Monday, Nov. 30, 1953
Birthday Fellows
A group of prominent businessmen last summer thought of a fine birthday present for President Eisenhower: they wanted to fix over a room in his Gettysburg farmhouse and fill it with Pennsylvania Dutch antiques. But when the group presented the idea to Mamie, she promptly vetoed it. The President, said she, already owned "too many things." Why not set up a scholarship in his name?

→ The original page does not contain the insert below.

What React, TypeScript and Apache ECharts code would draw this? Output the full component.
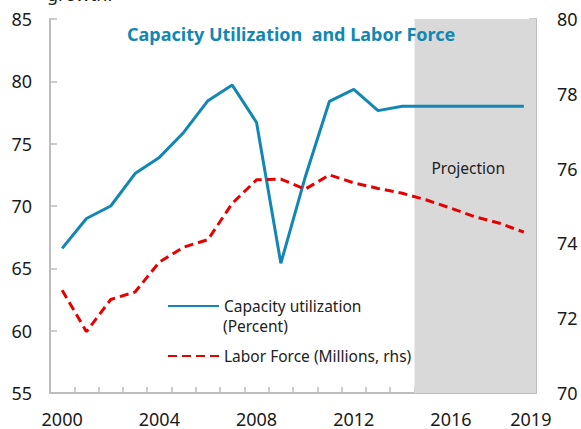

Last week 30 of the 58 trustees* of the Eisenhower Exchange Fellowships, Inc. met with the President for the first time to tell him just how their program would work. It contained a dash of Rhodes, a smidgin of Fulbright and a seasoning of Point Four. Its object: to train "rising young leaders" in non-Communist nations to help solve their countries' most urgent social and economic problems.
Each year a selection committee in various countries will determine the problems it wants worked on and the men & women it wants trained. Then the trustees will map a program for each fellow. Some fellows (college degrees not required) may be sent to ranches to learn about raising cattle; some will go to farms, others to corporations, and some to colleges and universities. At the same time, some Americans will be sent abroad--to study housing in Sweden, or the cellulose industry in Finland, or jets in Britain.

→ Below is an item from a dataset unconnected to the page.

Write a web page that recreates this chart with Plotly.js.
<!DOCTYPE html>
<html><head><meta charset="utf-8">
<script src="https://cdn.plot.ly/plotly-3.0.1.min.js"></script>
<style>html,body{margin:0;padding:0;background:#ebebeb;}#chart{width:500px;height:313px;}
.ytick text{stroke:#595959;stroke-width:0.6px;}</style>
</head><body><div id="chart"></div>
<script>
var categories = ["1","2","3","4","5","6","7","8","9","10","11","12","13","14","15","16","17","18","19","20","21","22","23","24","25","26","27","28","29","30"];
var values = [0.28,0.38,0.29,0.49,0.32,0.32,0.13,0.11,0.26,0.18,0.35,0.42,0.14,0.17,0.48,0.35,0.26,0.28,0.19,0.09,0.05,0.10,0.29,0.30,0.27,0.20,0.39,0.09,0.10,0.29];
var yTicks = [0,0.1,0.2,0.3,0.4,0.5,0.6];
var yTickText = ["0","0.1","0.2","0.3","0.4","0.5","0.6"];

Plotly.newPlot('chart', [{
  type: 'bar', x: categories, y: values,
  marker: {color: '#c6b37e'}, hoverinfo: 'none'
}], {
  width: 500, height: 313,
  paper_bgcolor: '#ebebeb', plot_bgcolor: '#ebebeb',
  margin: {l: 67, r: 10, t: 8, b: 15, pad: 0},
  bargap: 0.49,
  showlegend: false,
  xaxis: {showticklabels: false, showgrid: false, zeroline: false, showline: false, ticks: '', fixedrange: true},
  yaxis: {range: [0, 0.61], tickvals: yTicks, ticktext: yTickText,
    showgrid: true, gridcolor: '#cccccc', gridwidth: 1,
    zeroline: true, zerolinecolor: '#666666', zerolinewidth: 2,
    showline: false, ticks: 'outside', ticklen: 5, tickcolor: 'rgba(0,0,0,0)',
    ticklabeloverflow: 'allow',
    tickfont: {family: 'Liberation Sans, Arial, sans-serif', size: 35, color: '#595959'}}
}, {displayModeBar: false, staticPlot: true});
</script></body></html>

The Eisenhower trustees intend to start off next fall with about 20 fellows (estimated cost for each: $7,000-$8,000), but hope eventually to have 100 a year. Ike himself was pleased with his birthday present. The program, said he, "can well become the most meaningful thing that has happened in our time."
*Among them: Chairman Frank Abrams of the Standard Oil Co. of New Jersey, Navy Secretary Robert Anderson, Dr. Ralph J. Bunche, Governor James Byrnes, Oveta Culp Hobby, Paul Hoffman, John Roosevelt, Editor Ben Hibbs of the Saturday Evening Post, President Millicent Mclntosh of Barnard College, Edward R. Murrow, President Juan Trippe of Pan American, Thomas J. Watson Jr. of I.B.M.